Russiagate: crisi della leadership di Washington

di Francesco Cirillo

Le conferme dall’audizione di James Comey davanti alla Commissione d’intelligence del Senato sono arrivate: gli hacker russi hanno interferito con il voto, il generale Michael Flynn era ed è tutt’ora sotto indagine del Bureau. Ma tutto ciò è abbastanza per aprire una procedura di impeachment nei confronti del presidente? Difficile a dirsi, dato che le informazioni a nostra disposizione non sono ancora sufficienti. Tuttavia si può affermare che per l’amministrazione Trump sta per iniziare un stagione estiva decisamente bollente. Il Russiagate non mette solo in difficoltà la più grande democrazia del pianeta, ma rischia anche di scatenare una crisi di nervi che potrebbe minare la proiezione militare statunitense nel mondo a favore di due potenze che sono in attesa al varco: la Russia di Vladimir Putin e la Cina di Xi Jinping.
Sembra, almeno per ora, che la Cina rimanga nel ruolo di spettatore, pronto a criticare il modello statunitense, mentre la Russia ha conseguito il suo obiettivo primario di aprire una crisi tra il Deep State e la Casa Bianca. Mosca e Putin sanno perfettamente che è praticamente impossibile sconfiggere gli Usa per svariati motivi, tanto che le sanzioni hanno messo in stagnazione l’economia russa e il Cremlino non può competere militarmente con gli americani.

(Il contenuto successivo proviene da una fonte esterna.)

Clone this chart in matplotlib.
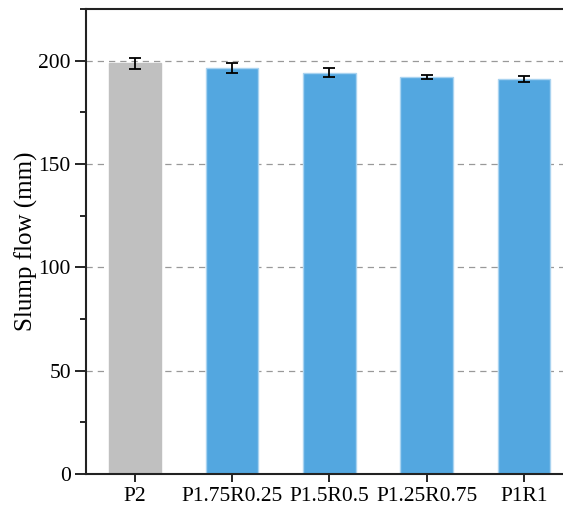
import matplotlib
matplotlib.use("Agg")
import matplotlib.pyplot as plt
from matplotlib.ticker import MultipleLocator

categories = ["P2", "P1.75R0.25", "P1.5R0.5", "P1.25R0.75", "P1R1"]
values = [198.9, 196.6, 194.3, 192.1, 191.3]
errors = [2.7, 2.5, 2.2, 1.1, 1.5]
colors = ["#C0C0C0", "#53A7E0", "#53A7E0", "#53A7E0", "#53A7E0"]
edgecolors = ["#C0C0C0", "#A9D3F0", "#A9D3F0", "#A9D3F0", "#A9D3F0"]

plt.rcParams['font.family'] = ['Liberation Serif', 'DejaVu Serif']

fig = plt.figure(figsize=(5.63, 5.11), dpi=100)
ax = fig.add_axes([0.153, 0.0724, 0.847, 0.9096])

x = list(range(len(categories)))
ax.bar(x, values, width=0.54, color=colors, edgecolor=edgecolors, linewidth=1.0, zorder=2)
ax.errorbar(x, values, yerr=errors, fmt='none', ecolor='black', elinewidth=1.3,
            capsize=4, capthick=1.3, zorder=3)

ax.set_xlim(-0.5, 4.4)
ax.set_ylim(0, 225)
ax.set_xticks(x)
ax.set_xticklabels(categories)
ax.yaxis.set_major_locator(MultipleLocator(50))
ax.yaxis.set_minor_locator(MultipleLocator(25))
ax.set_ylabel("Slump flow (mm)", fontsize=18, labelpad=0.5)
ax.tick_params(axis='both', labelsize=15.5, direction='out', width=1.2, length=8, pad=3)
ax.tick_params(axis='y', which='minor', direction='out', width=1.2, length=4)
ax.tick_params(axis='x', length=6)

for yv in [50, 100, 150, 200]:
    ax.axhline(yv, color='#999999', linestyle=(0, (5, 4)), linewidth=0.9, zorder=1)

ax.spines['right'].set_visible(False)
for s in ['left', 'bottom', 'top']:
    ax.spines[s].set_linewidth(1.5)
    ax.spines[s].set_color('#222222')

fig.savefig("out.png", dpi=100)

Per questo Putin, ex agente del KGB ed ex capo dell’FSB, ha con tutta probabilità utilizzato la rete esistente di hacker russi per infiltrarsi nel sistema elettorale americano. Oltre a questo la rete russa è stata temporaneamente smantellata dalla decisione di Barak Obama, dello scorso dicembre, di espellere 35 diplomatici russi dagli Stati Uniti, identificati come spie dal Dipartimento di Stato. Putin non ha utilizzato solo la rete governativa (GRU ed FSB) per infiltrarsi negli USA, ma anche addetti dell’ambasciata russa di Washington tra cui lo stesso ambasciatore russo Sergej Kisljak, considerati alti membri delle rete d’intelligence del Cremlino.

Possibile frattura tra Washington e l’Europa.

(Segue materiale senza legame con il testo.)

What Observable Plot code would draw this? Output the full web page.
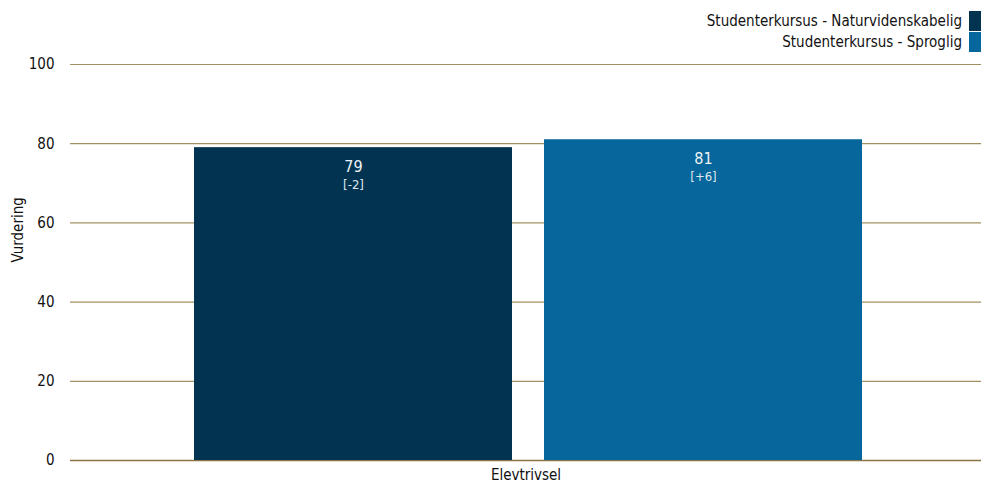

La presidenza Trump ha creato una forte rottura anche con l’Unione Europea e con la sua maggiore potenza, la Germania di Angela Merkel. Merkel infatti ha dichiarato dopo il summit del G7 a Taormina in Italia che “gli europei devono prendere per mano il loro destino”.

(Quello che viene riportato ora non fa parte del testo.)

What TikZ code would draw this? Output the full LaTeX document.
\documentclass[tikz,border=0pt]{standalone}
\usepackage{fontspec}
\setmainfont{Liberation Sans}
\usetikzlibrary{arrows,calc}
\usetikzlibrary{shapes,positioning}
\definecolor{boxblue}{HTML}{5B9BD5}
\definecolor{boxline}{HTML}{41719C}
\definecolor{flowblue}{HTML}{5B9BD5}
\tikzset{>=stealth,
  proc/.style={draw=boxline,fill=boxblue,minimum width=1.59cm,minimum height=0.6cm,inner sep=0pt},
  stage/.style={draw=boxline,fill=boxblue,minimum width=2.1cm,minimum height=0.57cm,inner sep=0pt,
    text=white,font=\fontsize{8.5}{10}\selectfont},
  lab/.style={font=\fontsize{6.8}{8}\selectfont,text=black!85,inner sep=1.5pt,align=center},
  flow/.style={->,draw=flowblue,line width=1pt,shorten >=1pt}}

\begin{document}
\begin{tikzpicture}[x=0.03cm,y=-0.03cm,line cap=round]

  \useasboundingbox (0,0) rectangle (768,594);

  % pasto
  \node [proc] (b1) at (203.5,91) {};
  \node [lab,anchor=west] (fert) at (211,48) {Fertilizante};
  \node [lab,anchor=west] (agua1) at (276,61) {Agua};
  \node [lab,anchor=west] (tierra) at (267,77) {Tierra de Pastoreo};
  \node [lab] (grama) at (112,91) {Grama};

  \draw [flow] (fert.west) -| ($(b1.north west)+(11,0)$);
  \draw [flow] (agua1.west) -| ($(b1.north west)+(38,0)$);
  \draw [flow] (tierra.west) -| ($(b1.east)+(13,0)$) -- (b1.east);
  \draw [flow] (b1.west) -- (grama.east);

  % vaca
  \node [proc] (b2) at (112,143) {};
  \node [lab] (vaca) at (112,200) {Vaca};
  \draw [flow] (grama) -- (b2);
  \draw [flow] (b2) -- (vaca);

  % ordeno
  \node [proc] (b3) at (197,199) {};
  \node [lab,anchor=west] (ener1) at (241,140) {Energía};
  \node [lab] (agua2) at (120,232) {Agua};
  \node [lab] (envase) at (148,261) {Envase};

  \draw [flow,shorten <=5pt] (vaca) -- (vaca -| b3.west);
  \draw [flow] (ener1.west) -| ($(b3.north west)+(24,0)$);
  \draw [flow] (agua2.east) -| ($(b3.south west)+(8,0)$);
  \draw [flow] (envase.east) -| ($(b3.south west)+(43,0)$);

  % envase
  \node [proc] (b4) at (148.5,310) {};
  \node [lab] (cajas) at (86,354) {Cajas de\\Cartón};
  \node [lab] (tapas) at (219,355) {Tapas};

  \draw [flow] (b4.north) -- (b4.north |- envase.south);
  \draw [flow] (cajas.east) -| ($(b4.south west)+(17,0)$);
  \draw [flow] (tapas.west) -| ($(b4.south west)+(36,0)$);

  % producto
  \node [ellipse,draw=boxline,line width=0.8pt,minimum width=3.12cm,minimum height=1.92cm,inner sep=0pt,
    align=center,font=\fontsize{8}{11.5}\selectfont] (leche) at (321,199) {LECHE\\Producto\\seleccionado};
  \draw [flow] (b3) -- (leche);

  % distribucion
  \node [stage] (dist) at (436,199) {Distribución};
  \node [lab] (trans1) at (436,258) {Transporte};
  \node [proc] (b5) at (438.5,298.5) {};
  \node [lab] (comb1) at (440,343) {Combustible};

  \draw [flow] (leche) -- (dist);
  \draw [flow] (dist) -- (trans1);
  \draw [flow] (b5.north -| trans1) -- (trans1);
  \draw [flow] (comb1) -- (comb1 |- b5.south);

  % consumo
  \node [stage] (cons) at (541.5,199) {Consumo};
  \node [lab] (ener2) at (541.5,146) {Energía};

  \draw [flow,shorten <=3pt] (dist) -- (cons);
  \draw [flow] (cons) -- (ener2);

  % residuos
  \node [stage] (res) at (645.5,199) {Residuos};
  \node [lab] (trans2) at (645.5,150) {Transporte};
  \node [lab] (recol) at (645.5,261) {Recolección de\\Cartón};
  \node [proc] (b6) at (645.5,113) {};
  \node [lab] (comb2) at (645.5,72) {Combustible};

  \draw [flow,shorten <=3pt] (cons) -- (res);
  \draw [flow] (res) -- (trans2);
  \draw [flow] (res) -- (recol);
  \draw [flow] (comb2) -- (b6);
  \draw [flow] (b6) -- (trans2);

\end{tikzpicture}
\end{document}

L’America di Trump si trova a un bivio: se da una parte ha riconsolidato l’alleanza con Arabia Saudita e Israele (alleati storici in qualche modo emarginati da Obama), dall’altra ha aperto un burrone nell’Atlantico con l’Europa continentale, facendo rinsaldare la special relationship con la Gran Bretagna. Lo spettro dell’impeachment vaga per i corridoi del Congresso e della Casa Bianca rischiando di aprire una lotta di potere e di conseguenza portando ad un indebolimento della leadership statunitense sul panorama mondiale.
In gergo calcistico stiamo assistendo alla prima classificata che sta implodendo su se stessa. Anche se Washington rimane una superpotenza militare, la presidenza Trump sta aprendo la strada ad un ordine multipolare dove Cina, Russia e Germania vogliono una fetta del possibile vuoto di potere statunitense.